Synopsis
Australia has historically been a capital importing country, but today there is significant investment by Australian companies abroad. Miranda Stewart notes that, although Australia does not generally provide tax incentives for investment abroad, its participation exemption regime, providing exempt income tax treatment for business profits returned to Australia, may be viewed as an incentive to invest offshore. However, the corporate-shareholder imputation credit claws back the benefit of the participation exemption for profits distributed to Australian shareholders. The imputation credit does not apply to dividends received from foreign corporations or from Australian corporations out of profits not subject to tax in Australia.
The participation exemption regime in Australia, effective since 2004, allows an exemption for active foreign business income of Australian resident corporations as well as for dividends received by Australian corporations from foreign subsidiaries actively engaged in a foreign business. It also provides an exclusion from tax for capital gains derived on the sale of shares of a foreign subsidiary (where ownership is at least 10 %). Stewart notes that this regime operates as a “true territorial system” when profits are retained offshore. If these profits are distributed to foreign shareholders, there is no further Australian tax on either the corporation or the shareholder. When these profits are distributed to Australian shareholders, as noted above, there is no imputation credit and the shareholder pays Australian tax on the dividend (although the actual amount of the dividend would be diminished by any foreign tax paid by the distributing corporation – in effect allowing the shareholder a deduction for any foreign tax paid).

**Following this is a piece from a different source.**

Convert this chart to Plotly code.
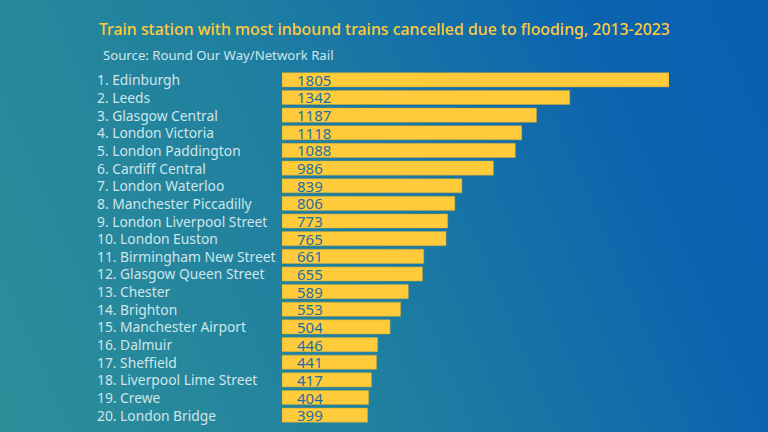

The participation exemption, buttressed by anti-avoidance rules with differing levels of success, does provide some incentives to invest in developing countries hoping to use various incentives to attract foreign investment. The regime was also intended to support inbound investment into Australian companies.
Most Australian outbound investment is into the United States and United Kingdom. Australian outbound investment in developing countries has been primarily in the BRICS (China, Brazil, India, Russia, and South Africa), Mexico and the ASEAN region (Hong Kong, Indonesia, South Korea, Malaysia, Philippines, Singapore, Taiwan, Thailand, and Vietnam) and tax havens, including the Bahamas, Bermuda, Cayman Islands and British Virgin Islands. There is very little outbound investment into Latin and South America (other than Brazil), Africa, the Pacific, Middle and Eastern Europe.
Historically, Australia has alternated between a territorial system in which foreign source income was exempt from tax and a worldwide system. Australia currently has a worldwide system taxing residents on income from all sources whether inside or outside Australia and allowing a foreign income tax offset (FITO) for taxes paid to another country on foreign source income, except for the corporate business profit participation exemption described above.
Australia has 45 double tax agreements (DTAs) with OECD countries, EU nations, and certain other countries, such as Argentina, Chile, China, Fiji, India, Indonesia, South Korea, Malaysia, Papua New Guinea, Singapore, Philippines, Thailand, Turkey, and Vietnam. Although Australia has negotiated treaties with developing countries which are significant trading or investment partners, it does not use them as a tool for international aid and development policy. Australia had in the past provided tax sparing in all of its DTAs with developing countries. It discontinued that practice in light of the OECD 1998 decision to urge abandonment of this practice among member nations. The current Australia-Papua New Guinea (a former colony) DTA does contain a tax sparing provision, which allows Australian residents to benefit from a tax exemption for investment in that jurisdiction.
Australia relies on its Controlled Foreign Corporation (CFC) rules to prevent avoidance of tax on passive-type income, but, apart from this, it has no special rules that target investment in tax havens. It relies upon its treaty-based information exchange provisions and its General Anti-Avoidance Rules (GAAR) to deny treaty benefits in cases of abuse.
Australia is party to numerous free trade and bilateral trade agreements. For the most part, these have limited application to income tax measures.